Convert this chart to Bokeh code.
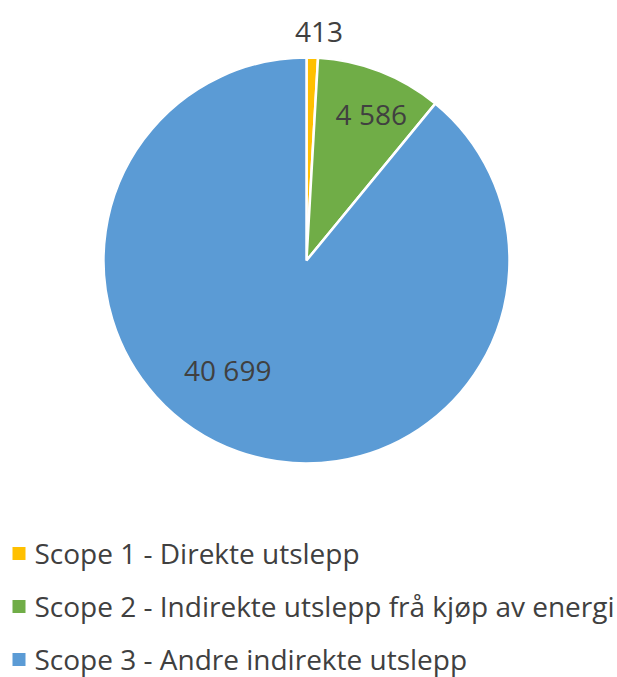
import math
from bokeh.plotting import figure
from bokeh.models import Range1d, ColumnDataSource
from bokeh.core.properties import value
from bokeh.embed import file_html
from bokeh.resources import INLINE

categories = ["Scope 1 - Direkte utslepp",
              "Scope 2 - Indirekte utslepp frå kjøp av energi",
              "Scope 3 - Andre indirekte utslepp"]
values = [413, 4586, 40699]
labels = ["413", "4 586", "40 699"]
colors = ["#FFC000", "#70AD47", "#5B9BD5"]

W, H = 617, 677
FONT = "Open Sans"

# coordinates: x = screen x, y = H - screen y
p = figure(width=W, height=H, output_backend="svg", toolbar_location=None,
           x_range=Range1d(0, W), y_range=Range1d(0, H),
           min_border=0)
p.axis.visible = False
p.grid.visible = False
p.outline_line_color = None
p.background_fill_color = "white"

cx, cy, r = 306, H - 260, 203
total = sum(values)
starts, ends, mids = [], [], []
cum = 0
for v in values:
    a0 = math.pi / 2 - 2 * math.pi * cum / total
    cum += v
    a1 = math.pi / 2 - 2 * math.pi * cum / total
    starts.append(a0); ends.append(a1); mids.append((a0 + a1) / 2)

src = ColumnDataSource(dict(start=starts, end=ends, color=colors))
p.wedge(x=cx, y=cy, radius=r, start_angle="start", end_angle="end",
        direction="clock", fill_color="color", line_color="white",
        line_width=2.5, source=src)

# data labels
lab_r = [1.125, 0.79, 0.665]
lab_adj = [-1.5, -2.5, -16.0]  # degrees
lx = [cx + r * f * math.cos(m + math.radians(d)) for f, m, d in zip(lab_r, mids, lab_adj)]
ly = [cy + r * f * math.sin(m + math.radians(d)) for f, m, d in zip(lab_r, mids, lab_adj)]
p.text(x=lx, y=ly, text=labels, text_font=value(FONT), text_font_size="28px",
       text_color="#404040", text_align="center", text_baseline="middle")

# legend
mid = [H - (552 + 53 * i) for i in range(len(categories))]
p.rect(x=[18.5] * 3, y=[m - 1 for m in mid], width=13, height=13,
       fill_color=colors, line_color=None)
p.text(x=[34] * 3, y=mid, text=categories, text_font=value(FONT),
       text_font_size="28px", text_color="#404040", text_align="left",
       text_baseline="middle")

open("out.html", "w").write(file_html(p, INLINE))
☆ ☆ ☆ ☆ ☆
= Problem to work on =
From the first line above down to the line with "line_width=2.5, source=src)", reproduce every line and no others, omitting pictures.

= Task result =
Convert this chart to Bokeh code.
import math
from bokeh.plotting import figure
from bokeh.models import Range1d, ColumnDataSource
from bokeh.core.properties import value
from bokeh.embed import file_html
from bokeh.resources import INLINE

categories = ["Scope 1 - Direkte utslepp",
              "Scope 2 - Indirekte utslepp frå kjøp av energi",
              "Scope 3 - Andre indirekte utslepp"]
values = [413, 4586, 40699]
labels = ["413", "4 586", "40 699"]
colors = ["#FFC000", "#70AD47", "#5B9BD5"]

W, H = 617, 677
FONT = "Open Sans"

# coordinates: x = screen x, y = H - screen y
p = figure(width=W, height=H, output_backend="svg", toolbar_location=None,
           x_range=Range1d(0, W), y_range=Range1d(0, H),
           min_border=0)
p.axis.visible = False
p.grid.visible = False
p.outline_line_color = None
p.background_fill_color = "white"

cx, cy, r = 306, H - 260, 203
total = sum(values)
starts, ends, mids = [], [], []
cum = 0
for v in values:
    a0 = math.pi / 2 - 2 * math.pi * cum / total
    cum += v
    a1 = math.pi / 2 - 2 * math.pi * cum / total
    starts.append(a0); ends.append(a1); mids.append((a0 + a1) / 2)

src = ColumnDataSource(dict(start=starts, end=ends, color=colors))
p.wedge(x=cx, y=cy, radius=r, start_angle="start", end_angle="end",
        direction="clock", fill_color="color", line_color="white",
        line_width=2.5, source=src)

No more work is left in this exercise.